4)Lastly, and probably most controversial: Is python the right language
for this? I really don't want to switch to Lisp, Icon or Erlang as yet.

I really need help because my application currently can't scale. Some
user's end up getting their data 30 seconds after generation(best case)
and up to 5 minutes after content generation. This is simply
unacceptable. The subscribers deserve much better service if my
startup is to survive in the market.

ncf · Sep 28, 2005

If you have that many users, I don't know if Python really is suited
well for such a large scale application. Perhaps it'd be better suited
to do CPU intensive tasks it in a compiled language so you can max out
proformance and then possibly use a UNIX-style socket to send/execute
instructions to the Python interface, if necessary.

Sorry I really couldn't be of much help
-Wes

Chris Curvey · Sep 28, 2005

I guess I'd look at each part of the system independently to be sure
I'm finding the real bottleneck. (It may be Python, it may not).

Under your current system, is your python program still trying to send
messages after 5 seconds? 30 seconds, 300 seconds? (Or have the
messages been delivered to SMS and they're waiting in queue there?)

If your python program is still streaming out the messages, what is it
spending time on? At a gross level, is your machine CPU-bound? If
you time out each step in your program after the content is generated,
where is all the time going (message assembly, sending over the
network, waiting for a response)?

Just by some back-of-the-envelope calculations, 1 million messages at
100 bytes each is 100Mb. That's a bunch of data to push over a network
in 2-3 seconds, especially in small chunks. (It's possible, but I'd
look at that.) Can the SMS gateway handle that kind of traffic
(incoming and outgoing)?

Multi-threading may help if your python program is spending all it's
time waiting for the network (quite possible). If you're CPU-bound and
not waiting on network, then multi-threading probably isn't the answer.

Irmen de Jong · Sep 28, 2005

Chris said:
Multi-threading may help if your python program is spending all it's
time waiting for the network (quite possible). If you're CPU-bound and
not waiting on network, then multi-threading probably isn't the answer.

Unless you are on a multi cpu/ multi core machine.
(but mind Python's GIL)

--Irmen

Paul Boddie · Sep 28, 2005

yoda said:
2)The content is sent through an SMS gateway (currently we only send
text messages).
[...]

4)The users need to get the data a minimum of 5 seconds after it's
generated. (not considering any bottlenecks external to my code).

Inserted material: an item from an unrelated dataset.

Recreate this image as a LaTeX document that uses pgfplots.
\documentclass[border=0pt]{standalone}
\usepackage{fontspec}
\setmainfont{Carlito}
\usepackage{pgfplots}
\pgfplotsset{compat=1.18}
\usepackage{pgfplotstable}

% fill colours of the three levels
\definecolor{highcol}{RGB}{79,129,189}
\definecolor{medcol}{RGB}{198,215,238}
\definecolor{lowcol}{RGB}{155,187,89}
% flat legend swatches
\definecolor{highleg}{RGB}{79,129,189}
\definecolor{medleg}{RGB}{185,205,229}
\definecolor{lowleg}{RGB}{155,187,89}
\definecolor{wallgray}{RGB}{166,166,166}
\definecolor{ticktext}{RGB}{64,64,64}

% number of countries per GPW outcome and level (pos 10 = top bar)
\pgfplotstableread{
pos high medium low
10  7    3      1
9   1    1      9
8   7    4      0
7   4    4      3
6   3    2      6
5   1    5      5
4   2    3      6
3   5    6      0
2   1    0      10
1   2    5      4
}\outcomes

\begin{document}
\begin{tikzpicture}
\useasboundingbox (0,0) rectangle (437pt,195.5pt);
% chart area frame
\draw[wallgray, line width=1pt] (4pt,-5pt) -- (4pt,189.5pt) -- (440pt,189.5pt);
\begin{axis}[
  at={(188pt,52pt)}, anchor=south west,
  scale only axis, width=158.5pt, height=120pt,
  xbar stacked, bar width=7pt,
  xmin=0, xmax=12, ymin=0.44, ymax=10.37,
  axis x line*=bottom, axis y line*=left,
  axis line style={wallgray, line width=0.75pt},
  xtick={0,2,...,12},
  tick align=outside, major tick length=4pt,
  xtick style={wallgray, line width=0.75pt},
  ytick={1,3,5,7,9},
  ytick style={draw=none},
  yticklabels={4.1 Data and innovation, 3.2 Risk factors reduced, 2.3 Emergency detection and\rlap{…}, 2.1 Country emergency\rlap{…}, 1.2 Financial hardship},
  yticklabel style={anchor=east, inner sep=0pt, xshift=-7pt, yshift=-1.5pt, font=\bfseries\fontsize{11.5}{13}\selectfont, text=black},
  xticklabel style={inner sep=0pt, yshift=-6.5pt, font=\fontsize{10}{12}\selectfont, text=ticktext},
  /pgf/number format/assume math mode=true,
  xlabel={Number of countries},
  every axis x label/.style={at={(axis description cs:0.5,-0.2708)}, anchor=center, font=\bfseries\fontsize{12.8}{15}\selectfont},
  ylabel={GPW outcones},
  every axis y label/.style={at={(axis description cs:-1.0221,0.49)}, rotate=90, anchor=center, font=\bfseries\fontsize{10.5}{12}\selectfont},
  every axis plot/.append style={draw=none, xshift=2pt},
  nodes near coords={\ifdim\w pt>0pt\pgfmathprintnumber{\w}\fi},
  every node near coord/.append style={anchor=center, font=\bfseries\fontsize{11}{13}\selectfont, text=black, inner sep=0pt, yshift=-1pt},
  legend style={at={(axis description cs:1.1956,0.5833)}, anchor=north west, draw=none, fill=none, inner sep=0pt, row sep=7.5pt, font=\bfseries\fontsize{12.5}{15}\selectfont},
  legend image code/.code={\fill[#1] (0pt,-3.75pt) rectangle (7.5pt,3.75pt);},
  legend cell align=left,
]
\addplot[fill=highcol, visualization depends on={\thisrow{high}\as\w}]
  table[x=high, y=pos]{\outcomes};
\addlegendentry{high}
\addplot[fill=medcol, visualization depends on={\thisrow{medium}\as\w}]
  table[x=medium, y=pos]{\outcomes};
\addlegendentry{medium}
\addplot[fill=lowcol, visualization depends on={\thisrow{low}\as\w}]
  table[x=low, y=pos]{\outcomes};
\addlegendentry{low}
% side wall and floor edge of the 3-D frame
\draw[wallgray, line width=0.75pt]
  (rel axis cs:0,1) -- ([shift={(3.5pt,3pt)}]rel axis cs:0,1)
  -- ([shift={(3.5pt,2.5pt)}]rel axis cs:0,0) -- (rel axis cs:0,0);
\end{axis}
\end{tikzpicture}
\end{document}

You surely mean a "maximum of 5 seconds"! Unfortunately, I only have a
passing familiarity with SMS-related messaging, but I imagine you'd
have to switch on any and all quality-of-service features to get that
kind of guarantee (if it's even possible).

Paul

Alan Kennedy · Sep 28, 2005

[yoda]

I really need help because my application currently can't scale. Some
user's end up getting their data 30 seconds after generation(best case)
and up to 5 minutes after content generation. This is simply
unacceptable. The subscribers deserve much better service if my
startup is to survive in the market.

My questions therefore are:
1)Should I switch to stackless python or should I carry out experiments
with mutlithreading the application?
2)What architectural suggestions can you give me?
3)Has anyone encountered such a situation before? How did you deal with
it?
4)Lastly, and probably most controversial: Is python the right language
for this? I really don't want to switch to Lisp, Icon or Erlang as yet.

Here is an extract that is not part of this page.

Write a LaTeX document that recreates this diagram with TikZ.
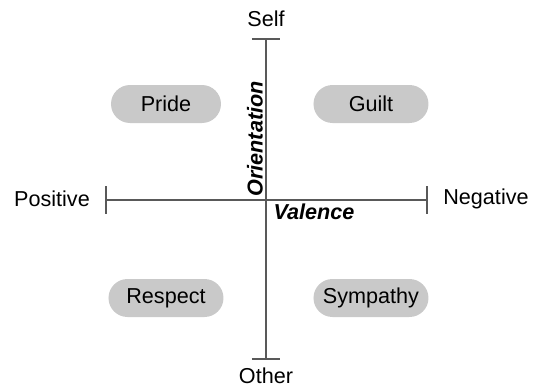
\documentclass[tikz,border=0pt]{standalone}
\usepackage{fontspec}
\setmainfont{Liberation Sans}
\usetikzlibrary{shapes.misc}
\begin{document}
\begin{tikzpicture}[x=0.5pt,y=-0.5pt,
  axis/.style={draw=black!65,line width=0.8pt},
  pill/.style={rounded rectangle,fill=black!21,minimum width=57.5pt,minimum height=19pt,inner sep=0pt,font=\fontsize{10.8}{12}\selectfont},
  lbl/.style={font=\fontsize{10.8}{12}\selectfont,inner sep=0pt},
  axlbl/.style={font=\fontsize{10.8}{12}\selectfont\bfseries\itshape,inner sep=0pt}]
\useasboundingbox (0,0) rectangle (538,386);
% axes
\coordinate (top) at (266,39);
\coordinate (bot) at (266,359);
\coordinate (lft) at (106,200);
\coordinate (rgt) at (427,200);
\draw[axis] (top) -- (bot);
\draw[axis] (lft) -- (rgt);
\draw[axis] ([xshift=-7pt]top) -- ([xshift=7pt]top);
\draw[axis] ([xshift=-7pt]bot) -- ([xshift=7pt]bot);
\draw[axis] ([yshift=7pt]lft) -- ([yshift=-7pt]lft);
\draw[axis] ([yshift=7pt]rgt) -- ([yshift=-7pt]rgt);
% axis end labels
\node[lbl] (self) at (266,19) {Self};
\node[lbl] (other) at (266,376) {Other};
\node[lbl] (pos) at (52,199) {Positive};
\node[lbl] (neg) at (486,199) {Negative};
% axis titles
\node[axlbl,rotate=90] (orient) at (255,139) {Orientation};
\node[axlbl] (val) at (314,212) {Valence};
% emotions
\node[pill,minimum width=55pt] (pride) at (166,104) {Pride};
\node[pill] (guilt) at (371,104) {Guilt};
\node[pill] (respect) at (166,298) {Respect};
\node[pill] (symp) at (371,298) {Sympathy};
\end{tikzpicture}
\end{document}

I highly recommend reading the following paper on the architecture of
highly concurrent systems.

A Design Framework for Highly Concurrent Systems, Welsh et al.
http://www.eecs.harvard.edu/~mdw/papers/events.pdf

The key principle that I see being applicable to your scenario is to
have a fixed number of delivery processes/threads. Welsh terms this the
"width" of your delivery channel. The number should match the number of
"delivery channels" that your infrastructure can support. If you are
delivering your SMSs by SMPP, then there is probably a limit to the
number of messages/second that your outgoing SMPP server can handle. If
you go above that limit, then you might cause thrashing or overload in
that server. If you're delivering by an actual GSM mobile connected
serially connected to your server/pc, then you should have a single
delivery process/thread for each connected mobile. These delivery
processes/threads would be fed by queues of outgoing SMSs.

If you want to use a multithreaded design, then simply use a python
Queue.Queue for each delivery channel. If you want to use a
multi-process design, devise a simple protocol for communicating those
messages from your generating database/process to your delivery channel
over TCP sockets.

As explained in Welsh's paper, you will get the highest stability
ensuring that your delivery channels only receive as many messages as
the outgoing transmission mechanism can actually handle.

If you devise a multi-process solution, using TCP sockets to distribute
messages from your generating application to your delivery channels,
then it would be very straightforward to scale that up to multiple
processes running on a either a multiple-core-cpu, a
multiple-cpu-server, or a multiple-server-network.

All of this should be achievable with python.

Some questions:

1. How are you transmitting your SMSs?
2. If you disable the actual transmission, how many SMSs can your
application generate per second?

HTH,

Damjan · Sep 28, 2005

If you want to use a multithreaded design, then simply use a python

Queue.Queue for each delivery channel. If you want to use a
multi-process design, devise a simple protocol for communicating those
messages from your generating database/process to your delivery channel
over TCP sockets.

Is there some python module that provides a multi process Queue?

skip · Sep 28, 2005

Damjan> Is there some python module that provides a multi process Queue?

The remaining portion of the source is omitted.